Furthermore, the Ethereum contract of the Dogecoin bridge saw a withdrawal of $666,000, which constituted over 86% of its total deposits, leaving only around $100,000 worth of assets remaining. Similarly, the Multichain Moonriver bridge contracts on Ethereum experienced a withdrawal of $5,872,661 worth of USDC and Tether, leaving only approximately $700,000 remaining.
Speculations of a potential exploit emerged, with various on-chain investigators highlighting the unusual transactions on Twitter. PeckShield, a blockchain security firm, notified the Multichain team about the Fantom bridge transactions, suggesting they investigate the matter.
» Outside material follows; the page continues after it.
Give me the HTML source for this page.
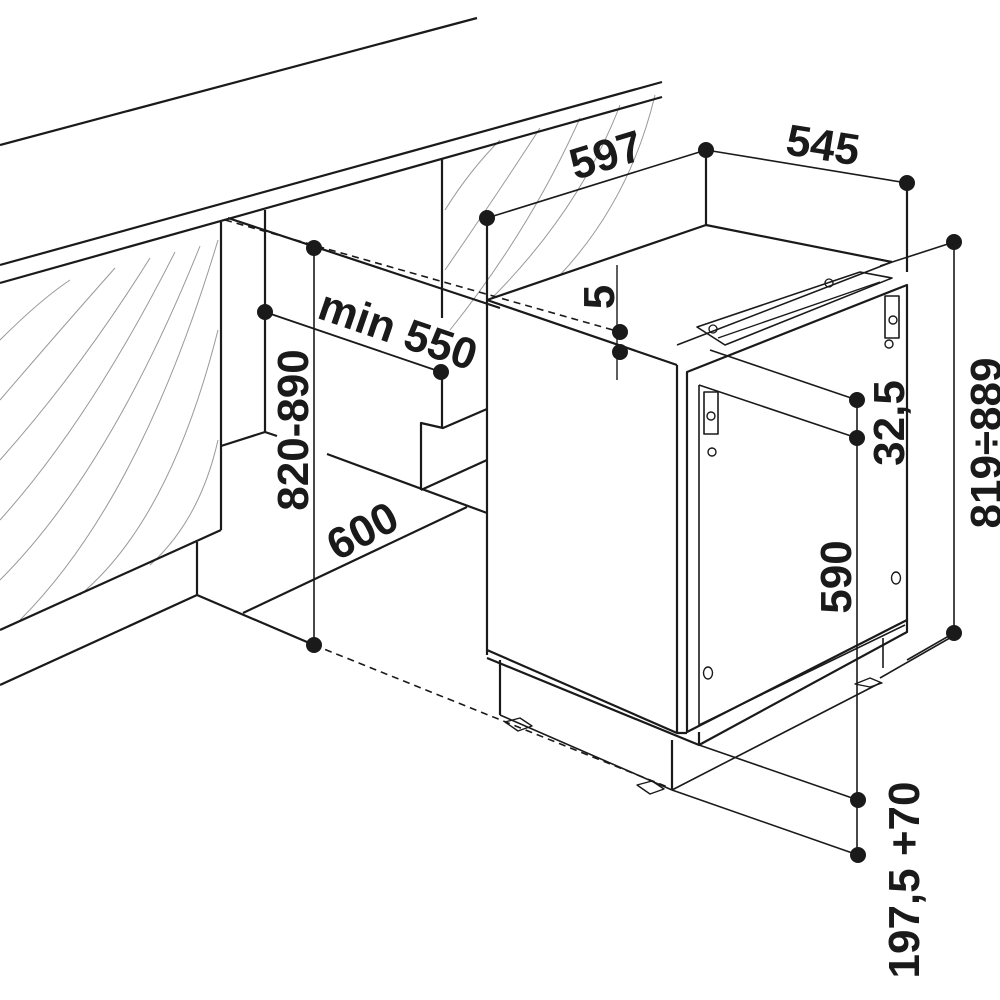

While it is unclear whether the contracts were genuinely drained or if users simply withdrew a substantial amount of funds, the event sparked concerns of a possible hack. Multichain acknowledged the abnormal movements on Twitter and stated that the team was uncertain about the cause, emphasizing ongoing investigations.
Multichain operates as a multi-party computation (MPC) bridging network, facilitating the transfer of assets between different chains. The network follows a process where assets are locked on one chain, derivative assets are minted on the target chain, and withdrawals involve the destruction of derivative coins on the second chain before releasing the backing assets on the first chain.
The Multichain team claims that the cryptographic keys controlling this process are distributed across multiple shards within the network, aiming to prevent unauthorized withdrawals by any single entity. But the platform has encountered undisclosed technical issues in recent weeks, including delays in transactions and the CEO’s absence, as well as Binance suspending withdrawals of specific Multichain derivative tokens due to transaction processing failures.